SAGE2 is a de novo genome assembler that uses C++/OpenMP. It is recommended that the reads be corrected with RACER before assembling the genome with SAGE2. SAGE2 is designed to run on a 64-bit Linux environment with gcc installed. Human genomes require approximately 250GB - 450GB of memory.
Installing from Anaconda or Bioconda:
conda install -c mmolnar sage2
Installing from GitHub:
git clone https://github.com/lucian-ilie/SAGE2
Then change to the SAGE2 folder and type:
make
The reads should be corrected first using RACER which can be installed from Anaconda or Bioconda:
conda install -c mmolnar racer
Or from GitHub:
https://github.com/lucian-ilie/RACER
Run RACER using the command:
racer < inputReads > < correctedReads > < genomeLength >
< inputReads > is the input file containing the reads in FASTA or FASTQ format.
< correctedReads > is the file name that will contain the corrected reads.
< genomeLength > is the approximate length of the sampled genome in base pairs. If only parts of a genome were sequenced, then only the total length of those parts should be used (instead of the length of the total genome). A precise value is not necessary, an approximation will work well.

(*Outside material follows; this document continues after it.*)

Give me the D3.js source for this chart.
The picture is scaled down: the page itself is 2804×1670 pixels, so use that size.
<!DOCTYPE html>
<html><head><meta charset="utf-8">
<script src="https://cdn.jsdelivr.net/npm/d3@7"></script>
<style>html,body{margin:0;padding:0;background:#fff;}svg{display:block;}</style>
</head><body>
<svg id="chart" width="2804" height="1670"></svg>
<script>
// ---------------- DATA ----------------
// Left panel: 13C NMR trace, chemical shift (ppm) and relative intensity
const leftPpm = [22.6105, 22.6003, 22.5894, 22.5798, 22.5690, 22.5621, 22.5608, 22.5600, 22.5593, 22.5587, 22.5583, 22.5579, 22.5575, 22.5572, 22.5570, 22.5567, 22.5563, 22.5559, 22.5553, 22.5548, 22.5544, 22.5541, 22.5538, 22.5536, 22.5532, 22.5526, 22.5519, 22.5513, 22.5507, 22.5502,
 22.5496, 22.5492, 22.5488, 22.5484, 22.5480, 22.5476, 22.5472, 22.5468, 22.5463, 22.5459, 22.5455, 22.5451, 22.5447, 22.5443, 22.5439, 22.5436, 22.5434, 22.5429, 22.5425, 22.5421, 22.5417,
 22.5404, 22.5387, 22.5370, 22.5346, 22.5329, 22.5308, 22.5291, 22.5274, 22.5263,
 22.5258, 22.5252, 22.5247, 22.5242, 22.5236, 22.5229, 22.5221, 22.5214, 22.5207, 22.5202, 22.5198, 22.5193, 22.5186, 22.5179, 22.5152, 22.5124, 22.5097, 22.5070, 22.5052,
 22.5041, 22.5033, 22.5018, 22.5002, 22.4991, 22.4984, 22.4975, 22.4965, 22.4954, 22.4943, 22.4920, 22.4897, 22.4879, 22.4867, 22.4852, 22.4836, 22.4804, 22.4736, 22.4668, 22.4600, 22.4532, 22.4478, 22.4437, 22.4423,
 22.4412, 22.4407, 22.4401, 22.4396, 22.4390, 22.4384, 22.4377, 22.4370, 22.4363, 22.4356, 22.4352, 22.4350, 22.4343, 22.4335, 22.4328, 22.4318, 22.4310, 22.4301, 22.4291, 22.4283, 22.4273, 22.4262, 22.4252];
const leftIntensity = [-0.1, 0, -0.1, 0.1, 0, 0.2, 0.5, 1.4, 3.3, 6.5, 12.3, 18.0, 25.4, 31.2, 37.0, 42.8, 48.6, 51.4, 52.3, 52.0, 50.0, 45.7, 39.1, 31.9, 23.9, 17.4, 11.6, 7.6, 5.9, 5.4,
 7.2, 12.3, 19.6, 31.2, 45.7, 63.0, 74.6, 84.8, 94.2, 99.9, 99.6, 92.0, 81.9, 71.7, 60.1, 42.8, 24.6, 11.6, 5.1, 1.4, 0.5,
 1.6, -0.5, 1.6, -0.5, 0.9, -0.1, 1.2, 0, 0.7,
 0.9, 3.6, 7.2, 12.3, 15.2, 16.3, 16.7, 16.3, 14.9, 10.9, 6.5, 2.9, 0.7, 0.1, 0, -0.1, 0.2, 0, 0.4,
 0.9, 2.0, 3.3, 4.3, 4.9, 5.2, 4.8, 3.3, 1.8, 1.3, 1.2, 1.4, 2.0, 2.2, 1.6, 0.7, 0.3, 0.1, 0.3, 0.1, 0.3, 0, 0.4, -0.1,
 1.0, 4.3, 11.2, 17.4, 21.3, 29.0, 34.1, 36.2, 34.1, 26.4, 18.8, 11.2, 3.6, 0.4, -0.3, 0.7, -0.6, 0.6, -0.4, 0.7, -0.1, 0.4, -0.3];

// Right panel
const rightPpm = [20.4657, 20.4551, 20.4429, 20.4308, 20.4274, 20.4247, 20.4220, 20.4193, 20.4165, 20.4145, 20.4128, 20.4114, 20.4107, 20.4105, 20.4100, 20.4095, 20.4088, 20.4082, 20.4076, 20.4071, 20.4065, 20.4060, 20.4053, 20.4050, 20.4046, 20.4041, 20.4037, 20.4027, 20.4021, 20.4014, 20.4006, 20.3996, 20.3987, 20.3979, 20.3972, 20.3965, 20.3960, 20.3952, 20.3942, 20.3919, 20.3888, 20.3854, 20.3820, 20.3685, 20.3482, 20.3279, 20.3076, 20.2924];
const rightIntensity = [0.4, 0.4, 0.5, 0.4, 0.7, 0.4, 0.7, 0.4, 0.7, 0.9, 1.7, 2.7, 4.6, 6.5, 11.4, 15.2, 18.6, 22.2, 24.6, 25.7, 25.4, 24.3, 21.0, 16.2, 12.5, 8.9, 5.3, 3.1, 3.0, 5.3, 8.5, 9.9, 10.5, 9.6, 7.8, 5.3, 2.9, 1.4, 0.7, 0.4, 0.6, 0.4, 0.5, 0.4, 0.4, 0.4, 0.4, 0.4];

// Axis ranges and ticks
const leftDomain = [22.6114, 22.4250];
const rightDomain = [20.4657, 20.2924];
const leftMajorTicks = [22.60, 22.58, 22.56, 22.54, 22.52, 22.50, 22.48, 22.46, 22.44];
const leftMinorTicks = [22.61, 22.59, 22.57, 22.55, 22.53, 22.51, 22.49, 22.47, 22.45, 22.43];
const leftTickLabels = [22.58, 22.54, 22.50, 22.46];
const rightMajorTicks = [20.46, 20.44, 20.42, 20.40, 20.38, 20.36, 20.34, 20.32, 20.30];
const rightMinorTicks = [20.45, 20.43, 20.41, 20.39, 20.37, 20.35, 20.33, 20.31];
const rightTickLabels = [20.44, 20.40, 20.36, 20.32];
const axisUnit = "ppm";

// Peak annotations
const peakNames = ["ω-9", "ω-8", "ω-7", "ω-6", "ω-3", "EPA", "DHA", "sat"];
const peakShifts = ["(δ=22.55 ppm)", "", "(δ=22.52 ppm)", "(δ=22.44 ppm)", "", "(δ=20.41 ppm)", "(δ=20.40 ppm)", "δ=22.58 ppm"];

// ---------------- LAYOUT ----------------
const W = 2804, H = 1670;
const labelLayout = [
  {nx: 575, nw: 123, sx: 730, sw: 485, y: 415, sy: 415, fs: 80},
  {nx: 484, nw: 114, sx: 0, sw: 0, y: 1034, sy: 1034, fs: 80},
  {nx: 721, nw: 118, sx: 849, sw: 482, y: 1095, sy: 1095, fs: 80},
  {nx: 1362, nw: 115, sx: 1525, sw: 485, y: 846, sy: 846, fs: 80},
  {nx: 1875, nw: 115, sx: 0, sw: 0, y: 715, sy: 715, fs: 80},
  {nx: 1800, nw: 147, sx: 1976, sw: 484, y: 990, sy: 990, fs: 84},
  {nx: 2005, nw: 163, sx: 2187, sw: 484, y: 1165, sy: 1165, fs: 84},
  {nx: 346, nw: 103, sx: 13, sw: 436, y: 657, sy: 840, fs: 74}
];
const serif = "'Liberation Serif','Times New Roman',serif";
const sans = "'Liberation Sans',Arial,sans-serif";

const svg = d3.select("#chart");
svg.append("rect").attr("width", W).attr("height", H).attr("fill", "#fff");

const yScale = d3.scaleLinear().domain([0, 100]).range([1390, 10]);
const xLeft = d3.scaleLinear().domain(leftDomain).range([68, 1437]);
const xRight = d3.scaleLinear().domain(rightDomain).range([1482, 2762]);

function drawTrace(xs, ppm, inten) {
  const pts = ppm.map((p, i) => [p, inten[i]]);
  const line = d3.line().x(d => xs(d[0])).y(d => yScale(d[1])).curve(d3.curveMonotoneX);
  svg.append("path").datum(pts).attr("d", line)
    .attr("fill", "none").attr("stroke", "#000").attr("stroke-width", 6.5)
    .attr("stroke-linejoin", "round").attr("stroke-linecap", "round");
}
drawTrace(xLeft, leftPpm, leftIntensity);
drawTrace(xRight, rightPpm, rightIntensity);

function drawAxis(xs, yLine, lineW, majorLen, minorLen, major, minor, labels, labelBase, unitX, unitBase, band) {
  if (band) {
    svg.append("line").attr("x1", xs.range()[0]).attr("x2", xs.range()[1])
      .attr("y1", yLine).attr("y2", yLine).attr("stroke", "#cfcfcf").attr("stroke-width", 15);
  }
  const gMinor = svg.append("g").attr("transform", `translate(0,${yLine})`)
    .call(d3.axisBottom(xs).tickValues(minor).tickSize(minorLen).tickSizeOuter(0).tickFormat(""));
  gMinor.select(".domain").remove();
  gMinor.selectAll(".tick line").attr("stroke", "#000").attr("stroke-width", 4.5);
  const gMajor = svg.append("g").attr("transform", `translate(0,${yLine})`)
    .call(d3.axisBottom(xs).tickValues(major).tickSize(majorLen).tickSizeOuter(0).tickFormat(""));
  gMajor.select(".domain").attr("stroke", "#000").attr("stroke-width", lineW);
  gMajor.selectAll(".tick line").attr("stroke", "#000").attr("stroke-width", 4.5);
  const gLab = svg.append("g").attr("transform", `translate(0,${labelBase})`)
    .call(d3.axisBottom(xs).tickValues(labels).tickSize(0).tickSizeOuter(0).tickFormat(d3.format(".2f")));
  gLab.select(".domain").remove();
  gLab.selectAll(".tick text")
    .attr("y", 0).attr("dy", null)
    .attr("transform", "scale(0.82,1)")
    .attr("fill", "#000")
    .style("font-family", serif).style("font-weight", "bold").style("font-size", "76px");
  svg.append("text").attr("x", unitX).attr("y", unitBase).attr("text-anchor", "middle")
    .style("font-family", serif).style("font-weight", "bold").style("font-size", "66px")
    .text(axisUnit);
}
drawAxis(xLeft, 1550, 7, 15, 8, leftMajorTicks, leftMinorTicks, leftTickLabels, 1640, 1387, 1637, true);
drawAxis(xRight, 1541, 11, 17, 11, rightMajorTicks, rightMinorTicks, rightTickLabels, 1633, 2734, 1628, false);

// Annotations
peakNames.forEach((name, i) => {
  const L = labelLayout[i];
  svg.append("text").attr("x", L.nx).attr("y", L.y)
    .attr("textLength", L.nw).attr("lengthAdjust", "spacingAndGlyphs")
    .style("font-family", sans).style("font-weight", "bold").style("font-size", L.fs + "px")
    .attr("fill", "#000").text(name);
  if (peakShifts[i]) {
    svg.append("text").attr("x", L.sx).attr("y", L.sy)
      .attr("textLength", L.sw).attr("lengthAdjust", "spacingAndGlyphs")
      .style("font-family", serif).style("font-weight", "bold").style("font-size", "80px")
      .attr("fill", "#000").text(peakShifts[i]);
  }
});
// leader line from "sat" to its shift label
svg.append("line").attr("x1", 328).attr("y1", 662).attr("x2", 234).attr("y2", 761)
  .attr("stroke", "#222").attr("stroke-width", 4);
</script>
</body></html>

SAGE2 can then be run with the corrected reads using the command:
SAGE2 [options] -f <input file> -k <minimum overlap length>
Full list of options:
-f|--fileInput <string>
Input file in FASTA/FASTQ format (interleaved). Mutually
exclusive with option -l|--listInput. [Required]
-l|--listInput <string>
A list of input files in FASTA/FASTQ format. Mutually exclusive
with option -f|--fileInput. [Required]
-k|--minOverlap <int>
The minimum length of an overlap to be considered for graph
building. [Required]
-o|--outputDir <string>
Path to the output directory. [Default: null]
-p|--prefix <string>
Prefix of all output files in the output directory.
[Default: "untitled"]
-i|--inputPrefix <string>
Prefix of all input files in the output directory.
[Default: value of prefix]
-m|--minStep <int>
The first step which will be run by the program. [Default: 1]
-M|--maxStep <int>
The last step which will be run by the program. [Default: 7]
-s|--saveAll
Saves the results of all intermediate steps. Required if starting
again from a step other than step 1.
-d|--debug
Outputs and saves more results for debugging.
-h|--help
Prints the usage and full list of options.
SAGE2 accepts FASTA and FASTQ input files. Paired-end reads should be placed one after another (interlaced) in the input file. SAGE2 does not use single end reads. If using an input list of read files the forward and reverse files for paired-end reads must be followed one after the other in the list with the forward reads first and then the reverse reads next. The files must be listed as f1 and f2:
f1=forwardReads.fastq
f2=reverseReads.fastq
Multiple paired-end read files can be listed and interlaced paired-end read files can be used with the letter f:
f1=forwardReads1.fastq
f2=reverseReads1.fastq
f1=forwardReads2.fastq
f2=reverseReads2.fastq
f1=forwardReads3.fastq
f2=reverseReads3.fastq
f=interlacedReads1.fastq
f=interlacedReads2.fastq
f=interlacedReads3.fastq
f=interlacedReads4.fastq
SAGE2 produces several output files in the directory when using the -s option. This option is required if you plan on rerunning the assembly from a minimum step other than step 1. SAGE2 outputs a contig file and a scaffold file. The contig file is named prefix_contig.fasta and the scaffold file is named prefix_scaffold.fasta.